Portal Engine Questions on portal engine and web parts.
Version 7.x > Portal Engine > Excluding certain pieces of *page content* from Smart Search indexing. View modes: 
User avatar
Member
Member
ian.s@mmtdigital.co.uk - 2/4/2014 3:24:59 AM
   
Excluding certain pieces of *page content* from Smart Search indexing.
We have some widgets that we allow our cms editors to create and add to various page templates. We have a Smart search in place, that is indexing all of our pages.

There are instances where we add a widget to a page, but we do not want the content of that widget to be indexed. Is there any flag that we can set around that content that will cause it to be ignored by the indexer?

User avatar
Kentico Legend
Kentico Legend
Brenden Kehren - 2/4/2014 1:47:26 PM
   
RE:Excluding certain pieces of *page content* from Smart Search indexing.
You'd have to exclude the whole document or node, you can't exclude a specific part of a page.

User avatar
Member
Member
kentico_edwardh - 2/4/2014 6:37:46 PM
   
RE:Excluding certain pieces of *page content* from Smart Search indexing.
Hello,

There is no direct way to say only index ‘x’ percent of the page, or ‘y’ percent of the page, however, you can use a Document crawler index and define custom processing. The document crawler index converts the HTML output of documents to plain text stripping all HTML, scripts and formatting tags. You could create your own process rules to ignore certain tags and therefore not index a specific portion of the given page.

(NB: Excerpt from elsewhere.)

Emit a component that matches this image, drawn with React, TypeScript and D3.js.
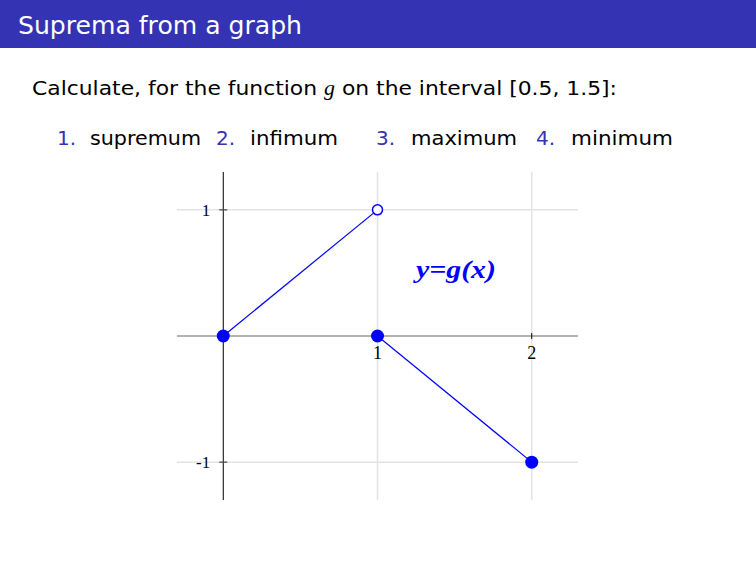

You need to implement your custom functionality in a handler for the OnHtmlToPlainText event of the CMS.SiteProvider.SearchHelper class. This event occurs whenever a document search crawler processes the HTML output of a page. To assign a method as the handler for the OnHTMLToPlainText event, add a new class to the ~/App_Code folder of your web project (or ~/Old_App_Code on web application installations). The OnHTMLToPlainText event provides the following string parameters to the handler:
•plainText - contains the page output already stripped of all tags and converted to plain text.
•originalHTML - allows you to access the raw page code without any modifications.

Please find the example code which will not index any content contained within do-not-search div tag, when using a document crawler index type. Please add this code to a new class within the App_Code folder.

using System;
using System.Collections.Generic;
using System.Linq;
using System.Web;

using CMS.SettingsProvider;
using CMS.SiteProvider;
using System.Text.RegularExpressions;

[DocumentCrawlerContentLoader]
public partial class CMSModuleLoader
{
/// <summary>
/// Attribute class for assigning event handlers.
/// </summary>
private class DocumentCrawlerContentLoaderAttribute : CMSLoaderAttribute
{
/// <summary>
/// Called automatically when the application starts.
/// </summary>
public override void Init()
{
// Assigns a handler for the OnHtmlToPlainText event
SearchHelper.OnHtmlToPlainText += new SearchHelper.HtmlToPlainTextHandler(SearchHelper_OnHtmlToPlainText);
}

static string SearchHelper_OnHtmlToPlainText(string plainText, string originalHtml)
{
string result = originalHtml;

// string s = originalHtml;
var startIndex = originalHtml.IndexOf("<div class=\"do-not-search\">");
if (startIndex >= 0)
{
var endIndex = originalHtml.IndexOf("</div>", startIndex) + "</div>".Length;
if (endIndex > startIndex)
{
result = originalHtml.Remove(startIndex, endIndex - startIndex);
}
}

// Remove new lines
result = result.Replace("\n", " ");
// Remove tab spaces
result = result.Replace("\t", " ");

// Remove head tag
result = Regex.Replace(result, "<head.*?</head>", " ", RegexOptions.IgnoreCase | RegexOptions.Singleline | RegexOptions.Compiled);
// Remove style tag
result = Regex.Replace(result, "<style.*?</style>", " ", RegexOptions.IgnoreCase | RegexOptions.Singleline | RegexOptions.Compiled);
// Remove any JavaScript
result = Regex.Replace(result, "<script.*?</script>", " ", RegexOptions.IgnoreCase | RegexOptions.Singleline | RegexOptions.Compiled);
// Remove tags
result = Regex.Replace(result, "<[^>]*>", " ");
// Decode HTML entities
result = HttpUtility.HtmlDecode(result);
// Replace white spaces
result = Regex.Replace(result, "\\s+", " ", RegexOptions.IgnoreCase | RegexOptions.Singleline | RegexOptions.Compiled);

return result;
}
}
}


Best Regards,
Edward Hillard

User avatar
Member
Member
ian.s@mmtdigital.co.uk - 2/7/2014 5:14:00 AM
   
RE:Excluding certain pieces of *page content* from Smart Search indexing.
Hi Edward

This is brilliant feedback. Thank you very much. Very much appreciated.